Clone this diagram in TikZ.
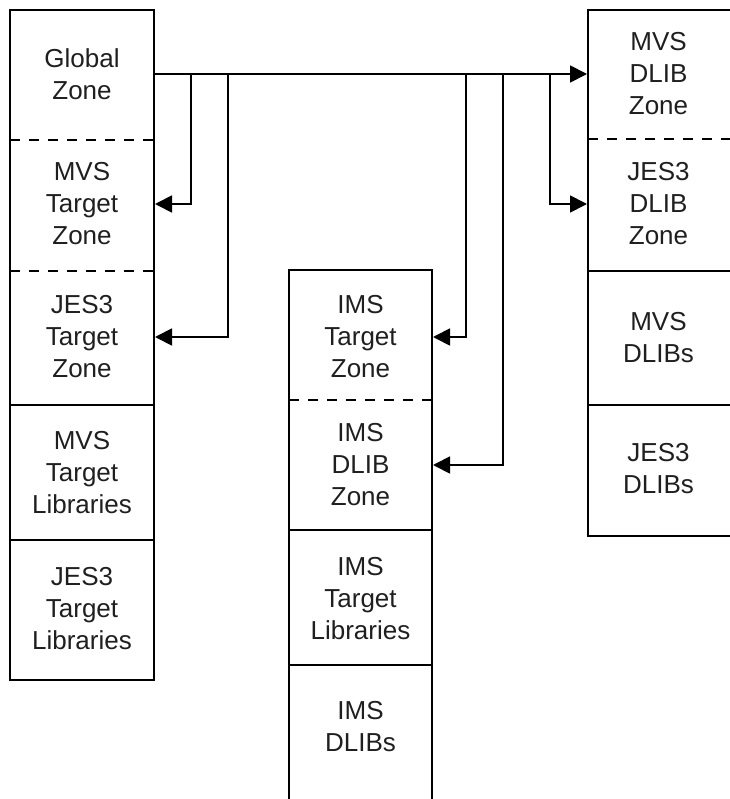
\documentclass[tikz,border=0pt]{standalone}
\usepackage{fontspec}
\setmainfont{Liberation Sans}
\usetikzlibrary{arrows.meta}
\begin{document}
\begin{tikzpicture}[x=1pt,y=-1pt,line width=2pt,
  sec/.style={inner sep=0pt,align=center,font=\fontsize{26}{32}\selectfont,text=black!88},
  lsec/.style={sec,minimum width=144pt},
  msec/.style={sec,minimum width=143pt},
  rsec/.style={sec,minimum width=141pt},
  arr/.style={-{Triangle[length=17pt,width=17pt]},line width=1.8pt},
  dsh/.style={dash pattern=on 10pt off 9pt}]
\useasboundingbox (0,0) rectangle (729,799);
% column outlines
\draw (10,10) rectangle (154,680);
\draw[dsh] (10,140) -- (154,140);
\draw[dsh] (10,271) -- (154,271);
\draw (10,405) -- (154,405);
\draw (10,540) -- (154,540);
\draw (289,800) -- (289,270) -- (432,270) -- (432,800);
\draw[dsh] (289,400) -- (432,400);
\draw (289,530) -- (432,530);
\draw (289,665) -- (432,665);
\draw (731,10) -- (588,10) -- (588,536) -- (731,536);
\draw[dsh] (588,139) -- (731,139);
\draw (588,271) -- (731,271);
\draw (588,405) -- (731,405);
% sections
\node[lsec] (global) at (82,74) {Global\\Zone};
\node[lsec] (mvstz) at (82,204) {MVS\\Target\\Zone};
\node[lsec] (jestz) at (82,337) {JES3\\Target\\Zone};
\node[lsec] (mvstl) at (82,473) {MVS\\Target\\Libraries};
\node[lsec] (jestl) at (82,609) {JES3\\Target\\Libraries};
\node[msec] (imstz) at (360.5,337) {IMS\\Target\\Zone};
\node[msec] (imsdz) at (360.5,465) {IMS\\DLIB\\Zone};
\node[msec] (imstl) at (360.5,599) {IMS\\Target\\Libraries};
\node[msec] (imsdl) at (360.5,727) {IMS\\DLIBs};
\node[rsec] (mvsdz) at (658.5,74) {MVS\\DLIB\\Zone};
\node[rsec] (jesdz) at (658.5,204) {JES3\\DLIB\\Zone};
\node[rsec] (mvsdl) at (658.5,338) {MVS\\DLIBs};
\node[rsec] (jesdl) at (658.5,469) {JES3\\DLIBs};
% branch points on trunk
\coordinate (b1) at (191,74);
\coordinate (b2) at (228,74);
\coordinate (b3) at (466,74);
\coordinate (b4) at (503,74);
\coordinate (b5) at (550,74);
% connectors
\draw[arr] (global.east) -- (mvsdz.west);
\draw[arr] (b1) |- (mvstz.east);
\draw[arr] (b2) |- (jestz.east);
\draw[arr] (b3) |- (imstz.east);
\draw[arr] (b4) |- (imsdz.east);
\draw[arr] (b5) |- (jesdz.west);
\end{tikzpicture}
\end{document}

| Stated goal |
Repeat the material exactly as it reads, without any of its pictures.

| Solution for this task |
Clone this diagram in TikZ.
\documentclass[tikz,border=0pt]{standalone}
\usepackage{fontspec}
\setmainfont{Liberation Sans}
\usetikzlibrary{arrows.meta}
\begin{document}
\begin{tikzpicture}[x=1pt,y=-1pt,line width=2pt,
  sec/.style={inner sep=0pt,align=center,font=\fontsize{26}{32}\selectfont,text=black!88},
  lsec/.style={sec,minimum width=144pt},
  msec/.style={sec,minimum width=143pt},
  rsec/.style={sec,minimum width=141pt},
  arr/.style={-{Triangle[length=17pt,width=17pt]},line width=1.8pt},
  dsh/.style={dash pattern=on 10pt off 9pt}]
\useasboundingbox (0,0) rectangle (729,799);
% column outlines
\draw (10,10) rectangle (154,680);
\draw[dsh] (10,140) -- (154,140);
\draw[dsh] (10,271) -- (154,271);
\draw (10,405) -- (154,405);
\draw (10,540) -- (154,540);
\draw (289,800) -- (289,270) -- (432,270) -- (432,800);
\draw[dsh] (289,400) -- (432,400);
\draw (289,530) -- (432,530);
\draw (289,665) -- (432,665);
\draw (731,10) -- (588,10) -- (588,536) -- (731,536);
\draw[dsh] (588,139) -- (731,139);
\draw (588,271) -- (731,271);
\draw (588,405) -- (731,405);
% sections
\node[lsec] (global) at (82,74) {Global\\Zone};
\node[lsec] (mvstz) at (82,204) {MVS\\Target\\Zone};
\node[lsec] (jestz) at (82,337) {JES3\\Target\\Zone};
\node[lsec] (mvstl) at (82,473) {MVS\\Target\\Libraries};
\node[lsec] (jestl) at (82,609) {JES3\\Target\\Libraries};
\node[msec] (imstz) at (360.5,337) {IMS\\Target\\Zone};
\node[msec] (imsdz) at (360.5,465) {IMS\\DLIB\\Zone};
\node[msec] (imstl) at (360.5,599) {IMS\\Target\\Libraries};
\node[msec] (imsdl) at (360.5,727) {IMS\\DLIBs};
\node[rsec] (mvsdz) at (658.5,74) {MVS\\DLIB\\Zone};
\node[rsec] (jesdz) at (658.5,204) {JES3\\DLIB\\Zone};
\node[rsec] (mvsdl) at (658.5,338) {MVS\\DLIBs};
\node[rsec] (jesdl) at (658.5,469) {JES3\\DLIBs};
% branch points on trunk
\coordinate (b1) at (191,74);
\coordinate (b2) at (228,74);
\coordinate (b3) at (466,74);
\coordinate (b4) at (503,74);
\coordinate (b5) at (550,74);
% connectors
\draw[arr] (global.east) -- (mvsdz.west);
\draw[arr] (b1) |- (mvstz.east);
\draw[arr] (b2) |- (jestz.east);
\draw[arr] (b3) |- (imstz.east);
\draw[arr] (b4) |- (imsdz.east);
\draw[arr] (b5) |- (jesdz.west);
\end{tikzpicture}
\end{document}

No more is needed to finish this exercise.